At 10M iterations, the Method handle starts to really shine, but millions of iterations is not (yet?) a typical use case. We are more around 10k-1M, where the result is mixed.

Also, the actual computation is sped up, but by not so much (~2-10 times). I was expecting the thing to run a bit faster..

So anyway, I started scouring StackOverflow again, and saw the LambdaMetafactory threads like these: https://stackoverflow.com/a/19563000/389405

And I'm itching to start trying this. But before that, I'd like your input on some questions:

Thanks guys!


Solution

  • I think, for most practical cases, an immutable evaluation tree consisting of nodes fulfilling a particular interface or inheriting from a common evaluator base class, is unbeatable. HotSpot is capable of performing (aggressive) inlining, at least for subtrees, but has the freedom to decide how many nodes it will inline.

    In contrast, generating explicit code for an entire tree, imposes the risk of exceeding the JVM’s thresholds, then, you have code that has no dispatch overhead, for sure, but might run interpreted all the time.

    A tree of adapted MethodHandles starts like any other tree, but with a higher overhead. Whether its own optimization is capable of beating HotSpots own inlining strategy, is debatable. And as you noticed, it takes a long number of invocations, before that self-tuning kicks in. It seems, the thresholds accumulate in an unfortunate way for composed method handles.

    To name one prominent example of the evaluation tree pattern, when you use Pattern.compile to prepare a regex matching operation, no bytecode nor native code will be generated, despite the method’s name may mislead into thinking into that direction. The internal representation is just an immutable tree of nodes, representing the combinations of the different kind of operations. It’s up to the JVMs optimizer to generate flattened code for it where it is considered beneficial.

    Lambda expressions don’t change the game.
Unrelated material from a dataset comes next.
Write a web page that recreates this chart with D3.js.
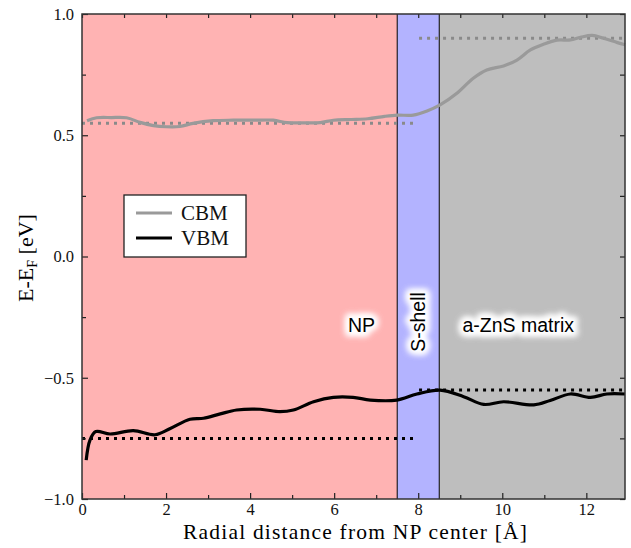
<!DOCTYPE html>
<html>
<head>
<meta charset="utf-8">
<script src="https://cdn.jsdelivr.net/npm/d3@7"></script>
<style>
  body { margin: 0; background: #fff; }
  svg { display: block; }
</style>
</head>
<body>
<div id="chart"></div>
<script>
// regions along the radial axis
var regionNames = ["NP", "S-shell", "a-ZnS matrix"];
var regionStart = [0, 7.5, 8.5];
var regionEnd = [7.5, 8.5, 12.92];
var regionColors = ["#ffb3b3", "#b3b3ff", "#bebebe"];

// conduction band minimum (grey curve)
var cbmX = [0.12, 0.35, 0.7, 1.06, 1.38, 1.7, 2.0, 2.33, 2.64, 3.12, 3.6, 4.1, 4.55, 4.88, 5.3, 5.67, 5.98, 6.4, 6.8, 7.2, 7.5, 7.88,
  8.21, 8.52, 8.92, 9.31, 9.63, 10.03, 10.35, 10.67, 10.98, 11.3, 11.62, 11.86, 12.14, 12.41, 12.74, 12.92];
var cbmY = [0.56, 0.572, 0.573, 0.572, 0.553, 0.54, 0.535, 0.536, 0.549, 0.56, 0.562, 0.562, 0.562, 0.552, 0.551, 0.552, 0.562, 0.565, 0.568, 0.578, 0.583, 0.583,
  0.6, 0.625, 0.673, 0.735, 0.769, 0.786, 0.81, 0.852, 0.875, 0.892, 0.893, 0.904, 0.912, 0.9, 0.882, 0.873];

// valence band maximum (black curve)
var vbmX = [0.1, 0.19, 0.33, 0.67, 1.22, 1.74, 2.1, 2.57, 2.89, 3.29, 3.68, 4.24, 4.71, 5.03, 5.51, 5.98, 6.45, 6.86, 7.49, 7.97,
  8.52, 9.08, 9.56, 10.03, 10.75, 11.14, 11.62, 12.1, 12.49, 12.92];
var vbmY = [-0.84, -0.757, -0.722, -0.732, -0.718, -0.735, -0.709, -0.671, -0.667, -0.649, -0.633, -0.63, -0.64, -0.633, -0.599, -0.581, -0.581, -0.592, -0.592, -0.567,
  -0.551, -0.578, -0.61, -0.599, -0.612, -0.594, -0.567, -0.581, -0.567, -0.567];

// bulk reference levels (dotted)
var levelFrom = [0, 8.02, 0, 8.02];
var levelTo = [7.9, 12.92, 7.9, 12.92];
var levelValue = [0.55, 0.9, -0.75, -0.55];
var levelBand = ["CBM", "CBM", "VBM", "VBM"];

var legendNames = ["CBM", "VBM"];
var xTicks = [0, 2, 4, 6, 8, 10, 12];
var yTicks = [-1.0, -0.5, 0.0, 0.5, 1.0];

var bandColor = { CBM: "#9a9a9a", VBM: "#000000" };
var levelColor = { CBM: "#8a8a8a", VBM: "#000000" };

var W = 631, H = 548;
var plotL = 82, plotR = 625, plotT = 14, plotB = 499;

var x = d3.scaleLinear().domain([0, 12.92]).range([plotL, plotR]);
var y = d3.scaleLinear().domain([-1, 1]).range([plotB, plotT]);

var svg = d3.select("#chart").append("svg")
  .attr("width", W)
  .attr("height", H);

// soft blur for the white halo behind region labels
var defs = svg.append("defs");
defs.append("filter").attr("id", "soft")
  .attr("x", "-50%").attr("y", "-100%").attr("width", "200%").attr("height", "300%")
  .append("feGaussianBlur").attr("stdDeviation", 3.2);

// region backgrounds
svg.selectAll(".region")
  .data(regionNames)
  .enter()
  .append("rect")
  .attr("class", "region")
  .attr("x", function(d, i) { return x(regionStart[i]); })
  .attr("y", plotT)
  .attr("width", function(d, i) { return x(regionEnd[i]) - x(regionStart[i]); })
  .attr("height", plotB - plotT)
  .attr("fill", function(d, i) { return regionColors[i]; });

// boundaries between regions
svg.selectAll(".boundary")
  .data(regionStart.slice(1))
  .enter()
  .append("line")
  .attr("x1", function(d) { return x(d); })
  .attr("x2", function(d) { return x(d); })
  .attr("y1", plotT)
  .attr("y2", plotB)
  .attr("stroke", "#000")
  .attr("stroke-width", 1);

// dotted bulk levels
svg.selectAll(".level")
  .data(levelValue)
  .enter()
  .append("line")
  .attr("x1", function(d, i) { return x(levelFrom[i]); })
  .attr("x2", function(d, i) { return x(levelTo[i]); })
  .attr("y1", function(d) { return y(d); })
  .attr("y2", function(d) { return y(d); })
  .attr("stroke", function(d, i) { return levelColor[levelBand[i]]; })
  .attr("stroke-width", 3)
  .attr("stroke-dasharray", "3,5");

var line = d3.line().curve(d3.curveCatmullRom.alpha(0.5));

svg.append("path")
  .attr("d", line(cbmX.map(function(v, i) { return [x(v), y(cbmY[i])]; })))
  .attr("fill", "none")
  .attr("stroke", bandColor.CBM)
  .attr("stroke-width", 3.2);

svg.append("path")
  .attr("d", line(vbmX.map(function(v, i) { return [x(v), y(vbmY[i])]; })))
  .attr("fill", "none")
  .attr("stroke", bandColor.VBM)
  .attr("stroke-width", 3.2);

// region labels with white glow
var labelFont = "'Liberation Sans', Arial, sans-serif";
var labelPos = [
  "translate(" + x(6.65) + "," + y(-0.282) + ")",
  "translate(" + x(8.0) + "," + y(-0.27) + ") rotate(-90)",
  "translate(" + x(10.38) + "," + y(-0.282) + ")"
];
regionNames.forEach(function(name, i) {
  var g = svg.append("g").attr("transform", labelPos[i]);
  [0, 1].forEach(function() {
    g.append("text")
      .attr("text-anchor", "middle").attr("dominant-baseline", "central")
      .attr("font-family", labelFont).attr("font-size", 19.5)
      .attr("fill", "#fff").attr("stroke", "#fff").attr("stroke-width", 7)
      .attr("stroke-linejoin", "round")
      .attr("filter", "url(#soft)")
      .text(name);
  });
  g.append("text")
    .attr("text-anchor", "middle").attr("dominant-baseline", "central")
    .attr("font-family", labelFont).attr("font-size", 19.5)
    .attr("fill", "#000")
    .text(name);
});

// axes, ticks pointing inward on all four sides
var serif = "'Liberation Serif', 'DejaVu Serif', serif";
var minorX = d3.range(1, 13, 2);
var minorY = [-0.75, -0.25, 0.25, 0.75];

function styleAxis(g) {
  g.select(".domain").remove();
  g.selectAll("line").attr("stroke", "#222").attr("stroke-width", 1.2);
  g.selectAll("text").attr("font-family", serif).attr("font-size", 16.5).attr("fill", "#111");
}

svg.append("g")
  .attr("transform", "translate(0," + plotB + ")")
  .call(d3.axisBottom(x).tickValues(xTicks).tickSize(-6).tickPadding(4).tickFormat(d3.format("d")))
  .call(styleAxis);
svg.append("g")
  .attr("transform", "translate(0," + plotB + ")")
  .call(d3.axisBottom(x).tickValues(minorX).tickSize(-4).tickFormat(""))
  .call(styleAxis);
svg.append("g")
  .attr("transform", "translate(0," + plotT + ")")
  .call(d3.axisTop(x).tickValues(xTicks.concat(minorX)).tickSize(-4).tickFormat(""))
  .call(styleAxis);

svg.append("g")
  .attr("transform", "translate(" + plotL + ",0)")
  .call(d3.axisLeft(y).tickValues(yTicks).tickSize(-6).tickPadding(8).tickFormat(d3.format(".1f")))
  .call(styleAxis);
svg.append("g")
  .attr("transform", "translate(" + plotL + ",0)")
  .call(d3.axisLeft(y).tickValues(minorY).tickSize(-4).tickFormat(""))
  .call(styleAxis);
svg.append("g")
  .attr("transform", "translate(" + plotR + ",0)")
  .call(d3.axisRight(y).tickValues(yTicks.concat(minorY)).tickSize(-5).tickFormat(""))
  .call(styleAxis);

// frame
svg.append("rect")
  .attr("x", plotL).attr("y", plotT)
  .attr("width", plotR - plotL).attr("height", plotB - plotT)
  .attr("fill", "none")
  .attr("stroke", "#333")
  .attr("stroke-width", 1.5);

// axis titles
svg.append("text")
  .attr("x", 355).attr("y", 539)
  .attr("text-anchor", "middle")
  .attr("font-family", serif).attr("font-size", 21.5)
  .attr("textLength", 344).attr("lengthAdjust", "spacing")
  .text("Radial distance from NP center [Å]");

var yTitle = svg.append("text")
  .attr("transform", "translate(33,258) rotate(-90)")
  .attr("text-anchor", "middle")
  .attr("font-family", serif).attr("font-size", 22);
yTitle.append("tspan").text("E-E");
yTitle.append("tspan").attr("font-size", 14).attr("dy", 4).text("F");
yTitle.append("tspan").attr("dy", -4).text(" [eV]");

// legend
var legend = svg.append("g").attr("transform", "translate(124,195)");
legend.append("rect")
  .attr("width", 122).attr("height", 62)
  .attr("fill", "#fff").attr("stroke", "#222").attr("stroke-width", 1.3);
legend.selectAll(".key")
  .data(legendNames)
  .enter()
  .append("line")
  .attr("x1", 12).attr("x2", 48)
  .attr("y1", function(d, i) { return 18 + i * 25; })
  .attr("y2", function(d, i) { return 18 + i * 25; })
  .attr("stroke", function(d) { return bandColor[d]; })
  .attr("stroke-width", 3.2);
legend.selectAll(".lbl")
  .data(legendNames)
  .enter()
  .append("text")
  .attr("x", 57)
  .attr("y", function(d, i) { return 18 + i * 25; })
  .attr("dominant-baseline", "central")
  .attr("font-family", serif).attr("font-size", 21)
  .attr("fill", "#111")
  .text(function(d) { return d; });
</script>
</body>
</html>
They allow you to generate (small) classes fulfilling an interface and invoking a target method. You can use them to build an immutable evaluation tree and while this is unlikely to have a different performance than explicitly programmed evaluation node classes, it allows much simpler code:

    public class Arithmetics {
        public static void main(String[] args) {
            // x * (3 + y)
            DoubleBinaryOperator func=op(MUL, X, op(ADD, constant(3), Y));
            System.out.println(func.applyAsDouble(5, 4));
            PREDEFINED_UNARY_FUNCTIONS.forEach((name, f) ->
                System.out.println(name+"(0.42) = "+f.applyAsDouble(0.42)));
            PREDEFINED_BINARY_FUNCTIONS.forEach((name, f) ->
                System.out.println(name+"(0.42,0.815) = "+f.applyAsDouble(0.42,0.815)));
            // sin(x)+cos(y)
            func=op(ADD,
                op(PREDEFINED_UNARY_FUNCTIONS.get("sin"), X),
                op(PREDEFINED_UNARY_FUNCTIONS.get("cos"), Y));
            System.out.println("sin(0.6)+cos(y) = "+func.applyAsDouble(0.6, 0.5));
        }
        public static DoubleBinaryOperator ADD = Double::sum;
        public static DoubleBinaryOperator SUB = (a,b) -> a-b;
        public static DoubleBinaryOperator MUL = (a,b) -> a*b;
        public static DoubleBinaryOperator DIV = (a,b) -> a/b;
        public static DoubleBinaryOperator REM = (a,b) -> a%b;
    
        public static <T> DoubleBinaryOperator op(
            DoubleUnaryOperator op, DoubleBinaryOperator arg1) {
            return (x,y) -> op.applyAsDouble(arg1.applyAsDouble(x,y));
        }
        public static DoubleBinaryOperator op(
            DoubleBinaryOperator op, DoubleBinaryOperator arg1, DoubleBinaryOperator arg2) {
            return (x,y)->op.applyAsDouble(arg1.applyAsDouble(x,y),arg2.applyAsDouble(x,y));
        }
        public static DoubleBinaryOperator X = (x,y) -> x, Y = (x,y) -> y;
        public static DoubleBinaryOperator constant(double value) {
            return (x,y) -> value;
        }
    
        public static final Map<String,DoubleUnaryOperator> PREDEFINED_UNARY_FUNCTIONS
            = getPredefinedFunctions(DoubleUnaryOperator.class,
                MethodType.methodType(double.class, double.class));
        public static final Map<String,DoubleBinaryOperator> PREDEFINED_BINARY_FUNCTIONS
            = getPredefinedFunctions(DoubleBinaryOperator.class,
                MethodType.methodType(double.class, double.class, double.class));
    
        private static <T> Map<String,T> getPredefinedFunctions(Class<T> t, MethodType mt) {
            Map<String,T> result=new HashMap<>();
            MethodHandles.Lookup l=MethodHandles.lookup();
            for(Method m:Math.class.getMethods()) try {
                MethodHandle mh=l.unreflect(m);
                if(!mh.type().equals(mt)) continue;
                result.put(m.getName(), t.cast(LambdaMetafactory.metafactory(
                MethodHandles.lookup(), "applyAsDouble", MethodType.methodType(t),
                mt, mh, mt) .getTarget().invoke()));
            }
            catch(RuntimeException|Error ex) { throw ex; }
            catch(Throwable ex) { throw new AssertionError(ex); }
            return Collections.unmodifiableMap(result);
        }
    }
    

    This is everything you need to compose evaluators for expressions made of basic arithmetic operators and functions found in java.lang.Math, the latter collected dynamically, to address that aspect of your question.

    Note that technically,

    public static DoubleBinaryOperator MUL = (a,b) -> a*b;
    

    is just a short-hand for

    public static DoubleBinaryOperator MUL = Arithmetics::mul;
    public static double mul(double a, double b){
        return a*b;
    }
    

    I added a main method containing some examples. Keep in mind that these function behave like compiled code, right in the first invocation, as in fact, they consist of compiled code only, but composed of multiple functions.